# [Given information]
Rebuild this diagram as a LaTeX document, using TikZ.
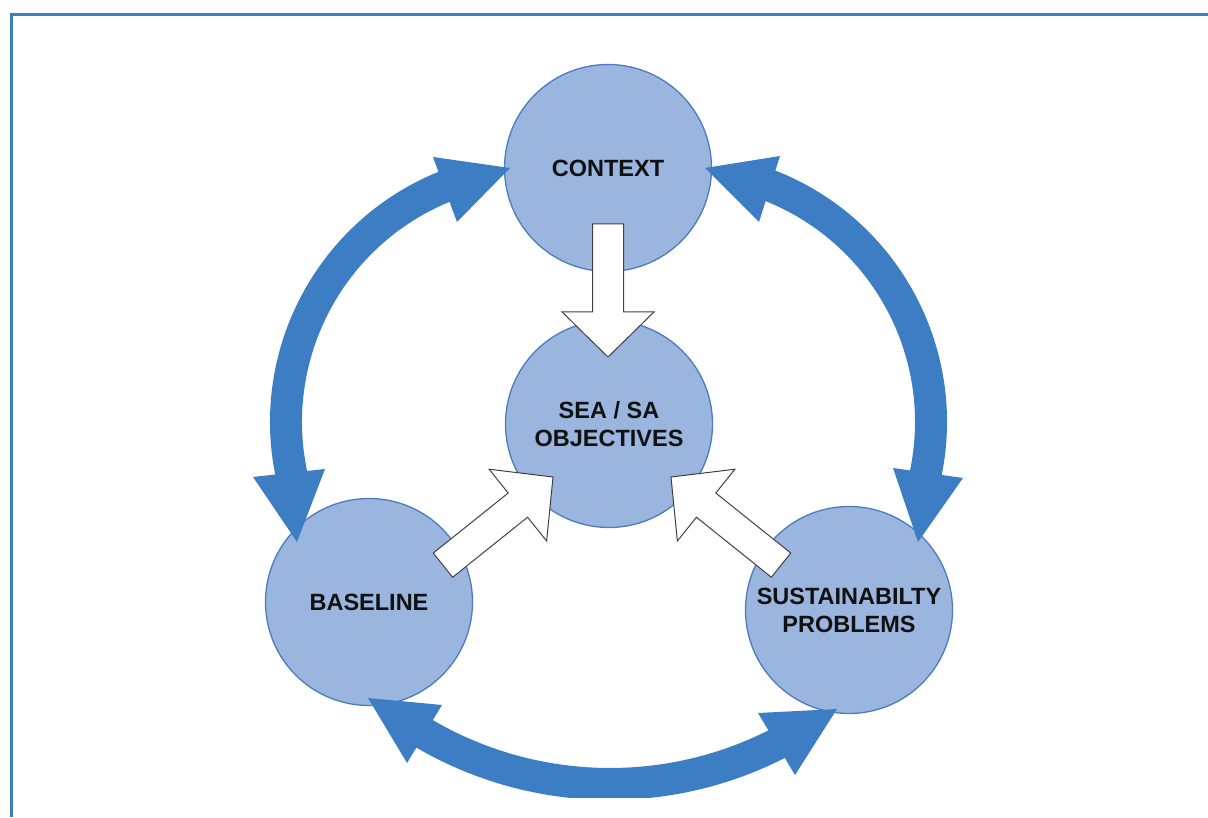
\documentclass[tikz,border=0pt]{standalone}
\usepackage{fontspec}
\setmainfont{Liberation Sans}
\definecolor{arrowblue}{RGB}{61,125,196}
\definecolor{circfill}{RGB}{154,181,222}
\definecolor{circline}{RGB}{76,124,190}
\definecolor{txt}{RGB}{17,17,17}
\tikzset{
  topic/.style={circle, draw=circline, line width=1.3pt, fill=circfill, minimum size=207pt, inner sep=0pt, align=center, text=txt, font=\fontsize{23.5}{28}\selectfont\bfseries},
  band/.style={draw=arrowblue, line width=32pt, line cap=butt},
  bandhead/.style={fill=arrowblue, draw=none},
  blockarrow/.style={fill=white, draw=black!75, line width=1pt, line join=miter},
  frameline/.style={draw=arrowblue, line width=3pt}
}
\begin{document}
\begin{tikzpicture}[x=1pt,y=1pt]
\useasboundingbox (0,0) rectangle (1208,817);
% frame
\draw[frameline] (11,0) -- (11,802) -- (1208,802);

% circles
\node[topic] (ctx) at (608,649) {CONTEXT};
\node[topic] (obj) at (609,393) {SEA / SA\\OBJECTIVES};
\node[topic] (base) at (369,215) {BASELINE};
\node[topic] (sust) at (849,207) {SUSTAINABILTY\\PROBLEMS};

% white block arrows (tip at origin, pointing along +x)
\coordinate (dTip) at (608,460);
\coordinate (lTip) at (553,340);
\coordinate (rTip) at (671,340);
\draw[blockarrow, shift={(dTip)}, rotate=-90]
  (0,0) -- (-45,46) -- (-45,15.5) -- (-133,15.5) -- (-133,-15.5) -- (-45,-15.5) -- (-45,-46) -- cycle;
\draw[blockarrow, shift={(lTip)}, rotate=38.7]
  (0,0) -- (-45,46) -- (-45,15.5) -- (-141,15.5) -- (-141,-15.5) -- (-45,-15.5) -- (-45,-46) -- cycle;
\draw[blockarrow, shift={(rTip)}, rotate=141.3]
  (0,0) -- (-45,46) -- (-45,15.5) -- (-141,15.5) -- (-141,-15.5) -- (-45,-15.5) -- (-45,-46) -- cycle;

% thick curved double arrows
\coordinate (lc) at (540,395);
\coordinate (rc) at (677,395);
\coordinate (bc) at (610,401);
\begin{scope}
\clip (0,20) rectangle (1208,817);
\draw[band] (lc) ++(193.5:254pt) arc[start angle=193.5, end angle=110.5, radius=254pt];
\draw[band] (rc) ++(-13.5:254pt) arc[start angle=-13.5, end angle=69.5, radius=254pt];
\draw[band] (bc) ++(238.5:368pt) arc[start angle=238.5, end angle=298, radius=368pt];
\end{scope}

% arrow heads
\coordinate (ltTip) at (510,649);
\coordinate (lbTip) at (297,275);
\coordinate (rtTip) at (705,649);
\coordinate (rbTip) at (918,275);
\coordinate (blTip) at (368,119);
\coordinate (brTip) at (837,108);
\fill[bandhead] (ltTip) -- (433,660) -- (457,595) -- cycle;
\fill[bandhead] (lbTip) -- (253,340) -- (325,348) -- cycle;
\fill[bandhead] (rtTip) -- (780,661) -- (759,595) -- cycle;
\fill[bandhead] (rbTip) -- (893,349) -- (963,339) -- cycle;
\fill[bandhead] (blTip) -- (442,112) -- (407,54) -- cycle;
\fill[bandhead] (brTip) -- (758,104) -- (795,42) -- cycle;
\end{tikzpicture}
\end{document}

# [Given task]
All of the data needs repeating exactly, but the pictures do not.

# [Output below]
Rebuild this diagram as a LaTeX document, using TikZ.
\documentclass[tikz,border=0pt]{standalone}
\usepackage{fontspec}
\setmainfont{Liberation Sans}
\definecolor{arrowblue}{RGB}{61,125,196}
\definecolor{circfill}{RGB}{154,181,222}
\definecolor{circline}{RGB}{76,124,190}
\definecolor{txt}{RGB}{17,17,17}
\tikzset{
  topic/.style={circle, draw=circline, line width=1.3pt, fill=circfill, minimum size=207pt, inner sep=0pt, align=center, text=txt, font=\fontsize{23.5}{28}\selectfont\bfseries},
  band/.style={draw=arrowblue, line width=32pt, line cap=butt},
  bandhead/.style={fill=arrowblue, draw=none},
  blockarrow/.style={fill=white, draw=black!75, line width=1pt, line join=miter},
  frameline/.style={draw=arrowblue, line width=3pt}
}
\begin{document}
\begin{tikzpicture}[x=1pt,y=1pt]
\useasboundingbox (0,0) rectangle (1208,817);
% frame
\draw[frameline] (11,0) -- (11,802) -- (1208,802);

% circles
\node[topic] (ctx) at (608,649) {CONTEXT};
\node[topic] (obj) at (609,393) {SEA / SA\\OBJECTIVES};
\node[topic] (base) at (369,215) {BASELINE};
\node[topic] (sust) at (849,207) {SUSTAINABILTY\\PROBLEMS};

% white block arrows (tip at origin, pointing along +x)
\coordinate (dTip) at (608,460);
\coordinate (lTip) at (553,340);
\coordinate (rTip) at (671,340);
\draw[blockarrow, shift={(dTip)}, rotate=-90]
  (0,0) -- (-45,46) -- (-45,15.5) -- (-133,15.5) -- (-133,-15.5) -- (-45,-15.5) -- (-45,-46) -- cycle;
\draw[blockarrow, shift={(lTip)}, rotate=38.7]
  (0,0) -- (-45,46) -- (-45,15.5) -- (-141,15.5) -- (-141,-15.5) -- (-45,-15.5) -- (-45,-46) -- cycle;
\draw[blockarrow, shift={(rTip)}, rotate=141.3]
  (0,0) -- (-45,46) -- (-45,15.5) -- (-141,15.5) -- (-141,-15.5) -- (-45,-15.5) -- (-45,-46) -- cycle;

% thick curved double arrows
\coordinate (lc) at (540,395);
\coordinate (rc) at (677,395);
\coordinate (bc) at (610,401);
\begin{scope}
\clip (0,20) rectangle (1208,817);
\draw[band] (lc) ++(193.5:254pt) arc[start angle=193.5, end angle=110.5, radius=254pt];
\draw[band] (rc) ++(-13.5:254pt) arc[start angle=-13.5, end angle=69.5, radius=254pt];
\draw[band] (bc) ++(238.5:368pt) arc[start angle=238.5, end angle=298, radius=368pt];
\end{scope}

% arrow heads
\coordinate (ltTip) at (510,649);
\coordinate (lbTip) at (297,275);
\coordinate (rtTip) at (705,649);
\coordinate (rbTip) at (918,275);
\coordinate (blTip) at (368,119);
\coordinate (brTip) at (837,108);
\fill[bandhead] (ltTip) -- (433,660) -- (457,595) -- cycle;
\fill[bandhead] (lbTip) -- (253,340) -- (325,348) -- cycle;
\fill[bandhead] (rtTip) -- (780,661) -- (759,595) -- cycle;
\fill[bandhead] (rbTip) -- (893,349) -- (963,339) -- cycle;
\fill[bandhead] (blTip) -- (442,112) -- (407,54) -- cycle;
\fill[bandhead] (brTip) -- (758,104) -- (795,42) -- cycle;
\end{tikzpicture}
\end{document}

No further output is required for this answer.